>>
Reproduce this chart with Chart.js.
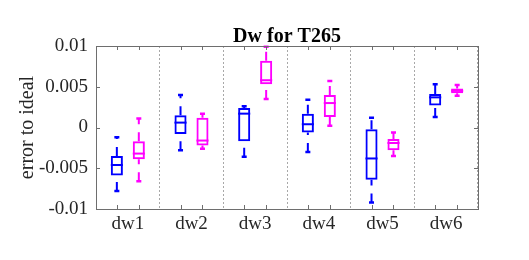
<!DOCTYPE html>
<html>
<head>
<meta charset="utf-8">
<script src="https://cdn.jsdelivr.net/npm/chart.js@4/dist/chart.umd.min.js"></script>
<style>
  html, body { margin: 0; padding: 0; background: #ffffff; }
</style>
</head>
<body>
<canvas id="box-chart" width="529" height="260"></canvas>
<script>
// categories and tick labels
const categories = ['dw1', 'dw2', 'dw3', 'dw4', 'dw5', 'dw6'];
const yTicks = [-0.01, -0.005, 0, 0.005, 0.01];
const yTickLabels = ['-0.01', '-0.005', '0', '0.005', '0.01'];

// blue series (box stats)
const blueHigh = [-0.0012, 0.0040, 0.0026, 0.0034, 0.0012, 0.0053];
const blueQ3   = [-0.0035, 0.0015, 0.0024, 0.0017, -0.0002, 0.0041];
const blueMed  = [-0.0046, 0.0006, 0.0017, 0.0004, -0.0038, 0.0037];
const blueQ1   = [-0.0059, -0.0008, -0.0017, -0.0006, -0.0064, 0.0027];
const blueLow  = [-0.0078, -0.0028, -0.0036, -0.0030, -0.0092, 0.0013];

// magenta series
const magHigh = [0.0011, 0.0017, 0.0099, 0.0057, -0.0006, 0.0052];
const magQ3   = [-0.0017, 0.0012, 0.0082, 0.0040, -0.0014, 0.0048];
const magMed  = [-0.0032, -0.0016, 0.0058, 0.0030, -0.0019, 0.0045];
const magQ1   = [-0.0039, -0.0022, 0.0053, 0.0013, -0.0028, 0.0042];
const magLow  = [-0.0066, -0.0026, 0.0035, 0.0002, -0.0035, 0.0039];

const blue = '#0000ff';
const magenta = '#ff00ff';
const axisGray = '#6e6e6e';
const serif = '"Liberation Serif", "DejaVu Serif", serif';

const stats = [
  { high: blueHigh, q3: blueQ3, med: blueMed, q1: blueQ1, low: blueLow, color: blue },
  { high: magHigh, q3: magQ3, med: magMed, q1: magQ1, low: magLow, color: magenta }
];

// whiskers, medians, caps, frame and ticks
const boxExtras = {
  id: 'boxExtras',
  afterDatasetsDraw(chart) {
    const ctx = chart.ctx;
    const y = chart.scales.y;
    ctx.save();
    stats.forEach((s, d) => {
      const meta = chart.getDatasetMeta(d);
      ctx.strokeStyle = s.color;
      ctx.lineWidth = 2;
      meta.data.forEach((bar, i) => {
        const x = bar.x;
        const hw = bar.width / 2;
        // median
        ctx.setLineDash([]);
        ctx.beginPath();
        ctx.moveTo(x - hw, y.getPixelForValue(s.med[i]));
        ctx.lineTo(x + hw, y.getPixelForValue(s.med[i]));
        ctx.stroke();
        // whiskers (dashed, drawn from the lower value up)
        ctx.setLineDash([9, 8]);
        ctx.beginPath();
        ctx.moveTo(x, y.getPixelForValue(s.q3[i]));
        ctx.lineTo(x, y.getPixelForValue(s.high[i]));
        ctx.moveTo(x, y.getPixelForValue(s.low[i]));
        ctx.lineTo(x, y.getPixelForValue(s.q1[i]));
        ctx.stroke();
        // caps
        ctx.setLineDash([]);
        ctx.lineWidth = 2.5;
        ctx.beginPath();
        ctx.moveTo(x - 2.5, y.getPixelForValue(s.high[i]));
        ctx.lineTo(x + 2.5, y.getPixelForValue(s.high[i]));
        ctx.moveTo(x - 2.5, y.getPixelForValue(s.low[i]));
        ctx.lineTo(x + 2.5, y.getPixelForValue(s.low[i]));
        ctx.stroke();
        ctx.lineWidth = 2;
      });
    });
    ctx.restore();
  },
  afterDraw(chart) {
    const ctx = chart.ctx;
    const a = chart.chartArea;
    const y = chart.scales.y;
    ctx.save();
    ctx.strokeStyle = axisGray;
    ctx.lineWidth = 1;
    ctx.setLineDash([]);
    ctx.strokeRect(Math.round(a.left) + 0.5, Math.round(a.top) + 0.5,
      Math.round(a.right - a.left), Math.round(a.bottom - a.top));
    ctx.beginPath();
    // x tick marks at each box, inward from top and bottom
    stats.forEach((s, d) => {
      chart.getDatasetMeta(d).data.forEach(bar => {
        const x = Math.round(bar.x) + 0.5;
        ctx.moveTo(x, a.bottom);
        ctx.lineTo(x, a.bottom - 4);
        ctx.moveTo(x, a.top);
        ctx.lineTo(x, a.top + 4);
      });
    });
    // y tick marks, inward from left and right
    yTicks.forEach(v => {
      const py = Math.round(y.getPixelForValue(v)) + 0.5;
      ctx.moveTo(a.left, py);
      ctx.lineTo(a.left + 4, py);
      ctx.moveTo(a.right, py);
      ctx.lineTo(a.right - 4, py);
    });
    ctx.stroke();
    // title
    ctx.fillStyle = '#000000';
    ctx.font = 'bold 20px ' + serif;
    ctx.textAlign = 'center';
    ctx.textBaseline = 'alphabetic';
    ctx.fillText('Dw for T265', (a.left + a.right) / 2, 42);
    ctx.restore();
  }
};

const ctx = document.getElementById('box-chart').getContext('2d');
const chart = new Chart(ctx, {
  type: 'bar',
  data: {
    labels: categories,
    datasets: stats.map(s => ({
      label: s.color,
      data: categories.map((c, i) => [s.q1[i], s.q3[i]]),
      backgroundColor: 'rgba(0,0,0,0)',
      borderColor: s.color,
      borderWidth: 2,
      borderSkipped: false,
      categoryPercentage: 0.69,
      barPercentage: 0.55
    }))
  },
  options: {
    responsive: false,
    animation: false,
    devicePixelRatio: 1,
    layout: { padding: { top: 46, right: 51, bottom: 0, left: 0 } },
    scales: {
      x: {
        offset: true,
        grid: {
          offset: true,
          drawTicks: false,
          lineWidth: 1,
          color: c => (c.index === 0 || c.index === categories.length) ? 'rgba(0,0,0,0)' : '#a8a8a8'
        },
        border: { display: false, dash: [2, 2] },
        ticks: { font: { family: serif, size: 19 }, color: '#262626', padding: 4 },
        afterFit: scale => { scale.height = 51; }
      },
      y: {
        min: -0.01,
        max: 0.01,
        afterBuildTicks: scale => { scale.ticks = yTicks.map(v => ({ value: v })); },
        ticks: {
          font: { family: serif, size: 19 },
          color: '#262626',
          padding: 8,
          callback: v => yTickLabels[yTicks.indexOf(v)]
        },
        grid: { display: false, drawTicks: false },
        border: { display: false },
        title: {
          display: true,
          text: 'error to ideal',
          font: { family: serif, size: 20 },
          color: '#262626',
          padding: { top: 16, bottom: 0 }
        },
        afterFit: scale => { scale.width = 96; }
      }
    },
    plugins: {
      legend: { display: false },
      tooltip: { enabled: false }
    }
  },
  plugins: [boxExtras]
});
</script>
</body>
</html>
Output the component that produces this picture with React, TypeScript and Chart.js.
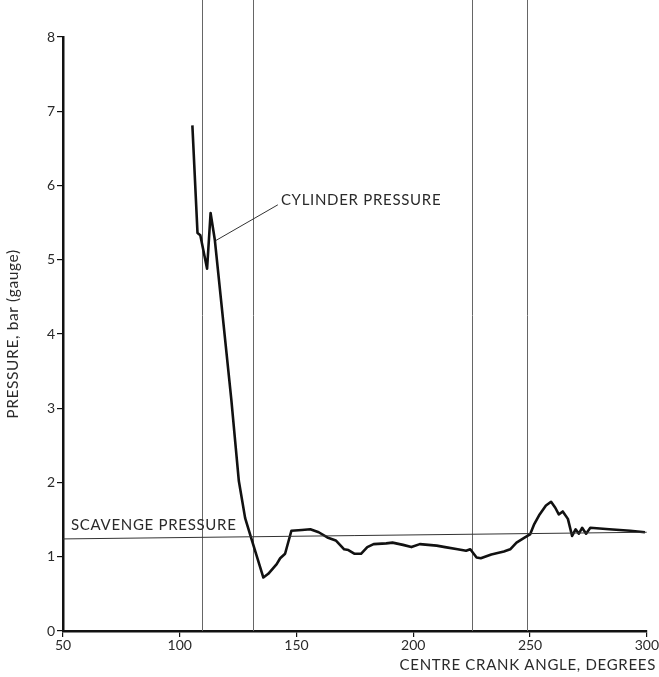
import React, { useEffect, useRef } from "react";
import { Chart, registerables } from "chart.js";

Chart.register(...registerables);

// Cylinder pressure trace (centre crank angle in degrees, pressure bar gauge)
const crankAngle = [
  105.4, 107.6, 108.8, 111.7, 113.2, 115.0, 122.1, 125.3, 128.0, 130.7, 135.8, 137.9,
  141.5, 143.0, 145.1, 147.8, 152.3, 155.9, 159.5, 163.2, 166.8, 170.4, 172.2, 174.9,
  177.6, 180.3, 183.0, 188.4, 191.1, 195.6, 199.2, 202.8, 206.4, 210.0, 213.6, 219.0,
  222.6, 224.4, 227.1, 228.9, 233.4, 238.8, 241.5, 244.2, 247.8, 250.0, 251.8, 254.1,
  256.8, 259.0, 260.8, 262.3, 264.0, 266.2, 268.0, 269.5, 270.9, 272.3, 274.0, 275.8,
  283.9, 292.9, 299.2,
];
const cylinderPressure = [
  6.81, 5.36, 5.33, 4.88, 5.63, 5.27, 3.11, 2.02, 1.52, 1.24, 0.72, 0.77,
  0.9, 0.98, 1.04, 1.35, 1.36, 1.37, 1.33, 1.26, 1.22, 1.1, 1.09, 1.04,
  1.04, 1.13, 1.17, 1.18, 1.19, 1.16, 1.13, 1.17, 1.16, 1.15, 1.13, 1.1,
  1.08, 1.1, 0.99, 0.98, 1.03, 1.07, 1.1, 1.19, 1.26, 1.3, 1.44, 1.57,
  1.69, 1.74, 1.66, 1.57, 1.61, 1.51, 1.28, 1.37, 1.31, 1.39, 1.31, 1.39,
  1.37, 1.35, 1.33,
];

// Scavenge pressure reference line
const scavengeAngle = [50, 300];
const scavengePressure = [1.24, 1.33];

// Vertical reference lines (crank angle)
const verticalLines = [109.5, 131.5, 225, 248.5];

// Axis ticks
const xTicks = [50, 100, 150, 200, 250, 300];
const yTicks = [0, 1, 2, 3, 4, 5, 6, 7, 8];

const FONT = "Lato, 'Open Sans', sans-serif";
const TEXT = "#2a2a2a";

const overlayPlugin = {
  id: "overlay",
  beforeDatasetsDraw(chart: any) {
    const { ctx, chartArea, scales } = chart;
    const xs = scales.x;
    ctx.save();
    ctx.strokeStyle = "#666";
    ctx.lineWidth = 1;
    verticalLines.forEach((v) => {
      const px = Math.round(xs.getPixelForValue(v)) + 0.5;
      ctx.beginPath();
      ctx.moveTo(px, 0);
      ctx.lineTo(px, chartArea.bottom);
      ctx.stroke();
    });
    ctx.restore();
  },
  afterDraw(chart: any) {
    const { ctx, chartArea, scales } = chart;
    const xs = scales.x;
    const ys = scales.y;
    ctx.save();
    ctx.fillStyle = TEXT;
    ctx.font = `15px ${FONT}`;
    (ctx as any).letterSpacing = "0.7px";
    ctx.textBaseline = "middle";

    // Cylinder pressure label + leader
    ctx.strokeStyle = "#333";
    ctx.lineWidth = 1;
    ctx.beginPath();
    ctx.moveTo(xs.getPixelForValue(115.5), ys.getPixelForValue(5.26));
    ctx.lineTo(xs.getPixelForValue(142.0), ys.getPixelForValue(5.74));
    ctx.stroke();
    ctx.textAlign = "left";
    ctx.fillText("CYLINDER PRESSURE", xs.getPixelForValue(143.3), ys.getPixelForValue(5.8));

    // Scavenge pressure label
    ctx.fillText("SCAVENGE PRESSURE", xs.getPixelForValue(53.4), ys.getPixelForValue(1.42));

    // X title
    ctx.textAlign = "right";
    ctx.fillText("CENTRE CRANK ANGLE, DEGREES", 656, 665);

    // Y title
    ctx.font = `15.5px ${FONT}`;
    (ctx as any).letterSpacing = "0.6px";
    ctx.translate(13, (chartArea.top + chartArea.bottom) / 2);
    ctx.rotate(-Math.PI / 2);
    ctx.textAlign = "center";
    ctx.fillText("PRESSURE, bar (gauge)", 0, 0);
    ctx.restore();
  },
};

export default function App() {
  const canvasRef = useRef<HTMLCanvasElement | null>(null);

  useEffect(() => {
    if (!canvasRef.current) return;
    const curve = crankAngle.map((a, i) => ({ x: a, y: cylinderPressure[i] }));
    const scav = scavengeAngle.map((a, i) => ({ x: a, y: scavengePressure[i] }));
    const chart = new Chart(canvasRef.current, {
      type: "line",
      data: {
        datasets: [
          {
            data: scav,
            borderColor: "#333",
            borderWidth: 1,
            pointRadius: 0,
            tension: 0,
          },
          {
            data: curve,
            borderColor: "#111",
            borderWidth: 2.6,
            pointRadius: 0,
            tension: 0,
            borderJoinStyle: "round",
          },
        ],
      },
      options: {
        responsive: false,
        animation: false,
        events: [],
        layout: { padding: { top: 37, right: 11, left: 0, bottom: 0 } },
        plugins: {
          legend: { display: false },
          tooltip: { enabled: false },
          title: { display: false },
        },
        scales: {
          x: {
            type: "linear",
            min: 50,
            max: 300,
            afterBuildTicks: (s: any) => {
              s.ticks = xTicks.map((v) => ({ value: v }));
            },
            afterFit: (s: any) => {
              s.height = 46;
            },
            border: { color: "#111", width: 2.5 },
            grid: {
              drawOnChartArea: false,
              drawTicks: true,
              tickLength: 6,
              color: "#111",
              lineWidth: 1.2,
            },
            ticks: {
              color: TEXT,
              font: { family: FONT, size: 14 },
              padding: 0,
              maxRotation: 0,
              autoSkip: false,
            },
          },
          y: {
            type: "linear",
            min: 0,
            max: 8,
            afterBuildTicks: (s: any) => {
              s.ticks = yTicks.map((v) => ({ value: v }));
            },
            afterFit: (s: any) => {
              s.width = 63;
            },
            border: { color: "#111", width: 2.5 },
            grid: {
              drawOnChartArea: false,
              drawTicks: true,
              tickLength: 6,
              color: "#111",
              lineWidth: 1.2,
            },
            ticks: {
              color: TEXT,
              font: { family: FONT, size: 14 },
              padding: 2,
              autoSkip: false,
            },
          },
        },
      },
      plugins: [overlayPlugin],
    } as any);
    return () => chart.destroy();
  }, []);

  return (
    <div style={{ position: "fixed", left: 0, top: 0, width: 659, height: 677, background: "#fff" }}>
      <canvas ref={canvasRef} width={659} height={677} style={{ display: "block" }} />
    </div>
  );
}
<<
GIVEN INSTRUCTION: Give again, exactly as written above, every line from the one holding "Output the component" to the one holding "Chart.register(...registerables);", with both ends kept and the pictures left out.

THE RESULT:
Output the component that produces this picture with React, TypeScript and Chart.js.
import React, { useEffect, useRef } from "react";
import { Chart, registerables } from "chart.js";

Chart.register(...registerables);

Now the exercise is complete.